Monday, April 17, 2023

Reflections on an on again, off again friendship

 There is a dynamic in a friendship that I have in which we would be close, but at some point something would happen that would lead to me feeling unsafe, and I would withdraw or make my availability scarce. The last time this happened, I didn't speak to this person for 7 months. The lack of safety was brought up in me when I had a panic attack as a result of speaking with this person, which scared me because I don't have any history of panic attacks or generalized anxiety disorder. Though it wasn't intentional and the conversation seemed civil, there was something in me that at the time I was not equipped or resourced to handle. 


Since then I've begun learning NVC, as well as doing my coaching work where I build my capacity to feel and experience strong emotions. I also developed self-empathy skills to start to identify my feelings and needs more, as well as be able to connect with the living energy of the need - which helps me to have a direct experience of my truth, rather than intellectualizing the feeling or need. 

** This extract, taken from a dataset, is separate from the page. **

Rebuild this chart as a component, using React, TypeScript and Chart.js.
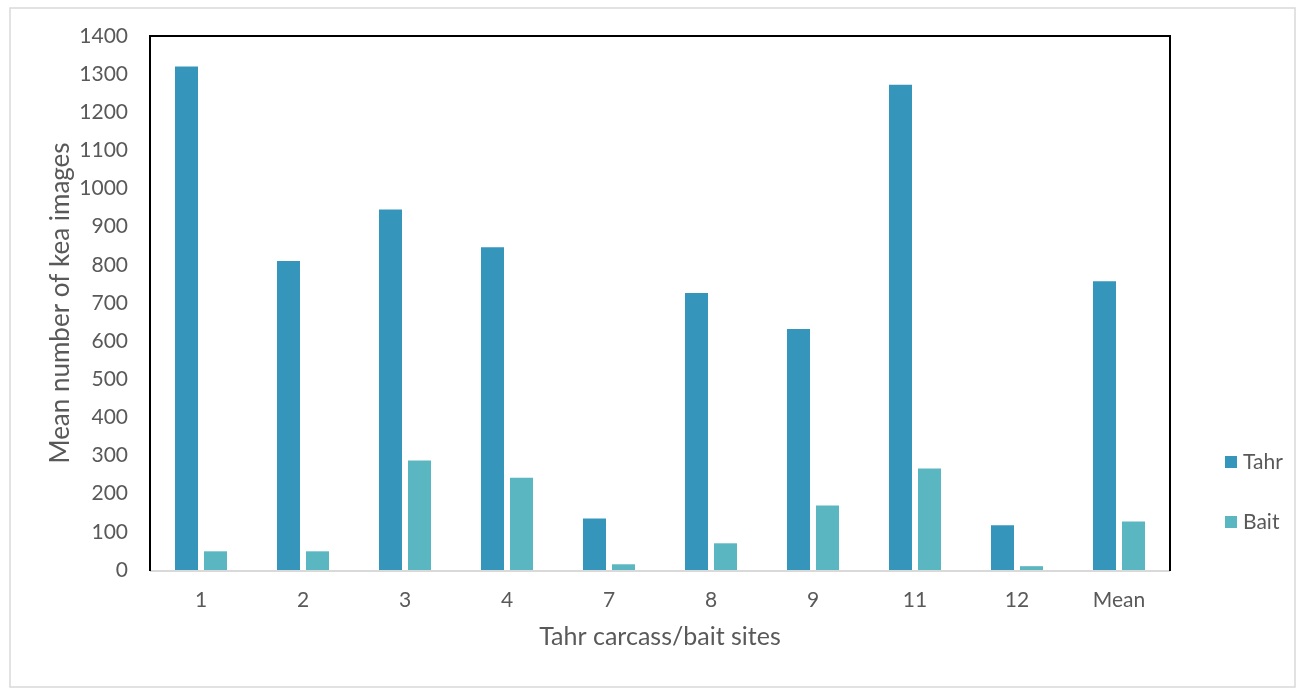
import React, { useEffect, useRef } from "react";
import { Chart, registerables } from "chart.js";

Chart.register(...registerables);

const categories = ["1", "2", "3", "4", "7", "8", "9", "11", "12", "Mean"];
const tahrValues = [1320, 810, 945, 846, 135, 726, 632, 1272, 117, 757];
const baitValues = [49, 49, 287, 242, 15, 70, 169, 266, 10, 127];
const seriesNames = ["Tahr", "Bait"];
const seriesColors = ["#3595bb", "#5ab6c0"];
const yMin = 0;
const yMax = 1400;
const yStep = 100;
const xTitle = "Tahr carcass/bait sites";
const yTitle = "Mean number of kea images";

const FONT = "Lato, 'Open Sans', sans-serif";
const TEXT = "#595959";

const framePlugin = {
  id: "frame",
  beforeDraw(chart: any) {
    const ctx = chart.ctx;
    ctx.save();
    ctx.fillStyle = "#ffffff";
    ctx.fillRect(0, 0, chart.width, chart.height);
    ctx.strokeStyle = "#d9d9d9";
    ctx.lineWidth = 1.5;
    ctx.strokeRect(10, 8, 1285, 679);
    ctx.restore();
  },
  afterDatasetsDraw(chart: any) {
    const { ctx, chartArea } = chart;
    const { left, right, top, bottom } = chartArea;
    ctx.save();
    ctx.lineWidth = 2;
    ctx.strokeStyle = "#d9d9d9";
    ctx.beginPath();
    ctx.moveTo(left, bottom + 1);
    ctx.lineTo(right, bottom + 1);
    ctx.stroke();
    ctx.strokeStyle = "#000000";
    ctx.beginPath();
    ctx.moveTo(left, bottom + 1);
    ctx.lineTo(left, top);
    ctx.lineTo(right, top);
    ctx.lineTo(right, bottom + 1);
    ctx.stroke();
    ctx.restore();
  },
  afterDraw(chart: any) {
    const ctx = chart.ctx;
    ctx.save();
    ctx.font = `21px ${FONT}`;
    ctx.textBaseline = "middle";
    ctx.textAlign = "left";
    chart.data.datasets.forEach((ds: any, i: number) => {
      const y = 462 + i * 60;
      ctx.fillStyle = ds.backgroundColor;
      ctx.fillRect(1225, y - 6, 12, 12);
      ctx.fillStyle = TEXT;
      ctx.fillText(ds.label, 1243, y);
    });
    ctx.restore();
  },
};

export default function App() {
  const canvasRef = useRef<HTMLCanvasElement | null>(null);

  useEffect(() => {
    if (!canvasRef.current) return;
    const chart = new Chart(canvasRef.current, {
      type: "bar",
      data: {
        labels: categories,
        datasets: [
          {
            label: seriesNames[0],
            data: tahrValues,
            backgroundColor: seriesColors[0],
            categoryPercentage: 0.569,
            barPercentage: 0.793,
          },
          {
            label: seriesNames[1],
            data: baitValues,
            backgroundColor: seriesColors[1],
            categoryPercentage: 0.569,
            barPercentage: 0.793,
          },
        ],
      },
      options: {
        responsive: false,
        animation: false,
        devicePixelRatio: 1,
        layout: { padding: { left: 0, top: 36, right: 137, bottom: 0 } },
        plugins: {
          legend: { display: false },
          tooltip: { enabled: false },
        },
        scales: {
          x: {
            grid: { display: false, drawTicks: false },
            border: { display: false },
            ticks: {
              color: TEXT,
              font: { family: FONT, size: 21 },
              padding: 18,
              maxRotation: 0,
            },
            title: {
              display: true,
              text: xTitle,
              color: TEXT,
              font: { family: FONT, size: 25 },
              padding: { top: 0, bottom: 46 },
            },
            afterFit(scale: any) {
              scale.height = 128;
            },
          },
          y: {
            min: yMin,
            max: yMax,
            grid: { display: false, drawTicks: false },
            border: { display: false },
            ticks: {
              stepSize: yStep,
              autoSkip: false,
              color: TEXT,
              font: { family: FONT, size: 21 },
              padding: 22,
              callback: (v: any) => String(v),
            },
            title: {
              display: true,
              text: yTitle,
              color: TEXT,
              font: { family: FONT, size: 26 },
              padding: { top: 45, bottom: 0 },
            },
            afterFit(scale: any) {
              scale.width = 150;
            },
          },
        },
      },
      plugins: [framePlugin],
    });
    return () => chart.destroy();
  }, []);

  return (
    <div style={{ position: "fixed", left: 0, top: 0, width: 1307, height: 698 }}>
      <canvas ref={canvasRef} width={1307} height={698} />
    </div>
  );
}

We recently got into contact again and after some candid discussion, I think we have come to a point where we agreed to talk on the phone about any misconceptions we've had and be willing to take it from there to see where this friendship will go, or if it will end decisively. 


In myself I did observe thoughts along the lines of, "Frienship shouldn't be difficult, this is hard and I don't even know if it's worth it to continue." It was accompanied by a sensation in my body that I interpret as overwhelm. I notice that this comes from a part of me that is lacking clarity in what I want in friendship, that doesn't know yet that I can have values about what I do and don't want, and can communicate those needs, make requests, and remove myself from the situation when it's no longer suitable. 

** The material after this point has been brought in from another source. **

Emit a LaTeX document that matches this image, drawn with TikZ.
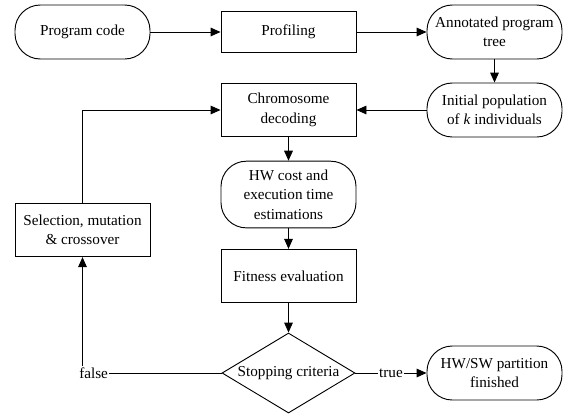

In the past, I might've tried to ignored it for the stubborn sake of having the friendship while ignoring the needs that were coming up. This resulted in self-betrayal, and a more gut level reaction of fleeing when it became too intense for this part of me. Currently, I am able to meet with those feelings as they arise. I can see the judgment and have space for it to be there, without fully believing in it, but without ignoring it either. I see it as an invitation to fully deepen into my own experience, a beginning to the path toward arriving at what's really important to me (need) and a beautiful notification that I'm receiving this invitation (feeling). 


I also notice when the other person makes judgments about what my sharing is implying or asking for when I didn't make that explicit, when they take responsibility for my feelings even when I have said that I am the only one responsible, and also the problems that come up when our minds fill in the blanks of coming to conclusions on why people do or say the things they do. There are a lot of expectations reinforced by social norms that can be so damaging to relationships, even when the two people try their best to have candor. 

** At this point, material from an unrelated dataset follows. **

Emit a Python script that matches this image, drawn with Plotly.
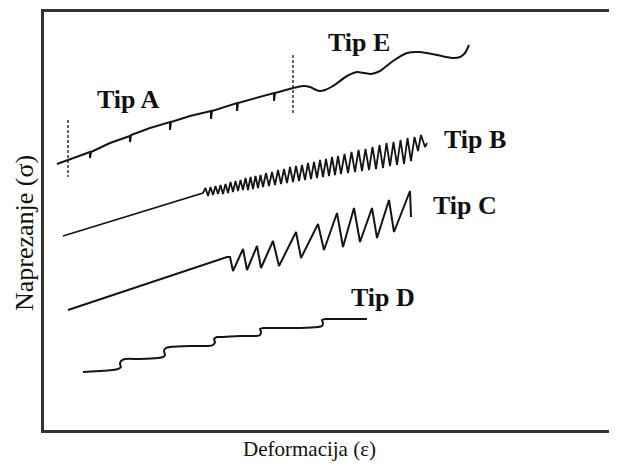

Connecting with the anxiety (tightness and pain in chest and stomach), there is a fear that I will get into a heavy discussion. When I am in an argument with this person, I sometimes feel cornered to the point that I have to admit I'm wrong in some way. There is a part of me that is resentful that my good intentions are treated with suspicion, and that my attempts to help are made out to be self-serving. And as I feel into it further, there's part of me that's reminded of my demanding mother, which made me out to never be good enough, always lacking in some way. All of my good points were discounted if there was one thing that wasn't perfect. And the level of perfection needed was incapable for me because it meant being only what is pleasing to the other person, and not having freedom to express my authenticity. 


So in this situation I fear that my needs for freedom, authenticity, and self-expression won't be met. Neither would my needs for mutual regard and trust. And if these were met, I would be able to fully relax. I could take up space. I could fully feel myself, know myself. And I would still have a sense of connection and belonging


So moving forward when I next speak to this person, the request I would make to myself is that if there is any point in the conversation when I feel pressure to not express myself authentically, to work with this person to find different strategies to get both my and their needs met. And to recognize that while it's true that only strategies can be in conflict, not needs, that perhaps having friendships or relationships with certain people is also a strategy to get a need met, and in that sense, it may care for the needs of both more if the friendship or relationship dissolves. And finally, that I stay in tune with and true to my needs in the moment, without overriding them to meet the needs of the other.


The next request that I make to myself is, instead of trying to guide the outcome, to simply be open to express myself, and also hear the other person, and take it from there. Just like when we give empathy to others, there is no agenda and only trust that each person already has what they need in a situation. We simply offer presence as it is healing in itself. If I could trust more in this for both myself and the other, then I wonder what the result would be? I imagine that, regardless of the outcome, it would be one that serves the authentic and free expression of life that comes forth through both of us.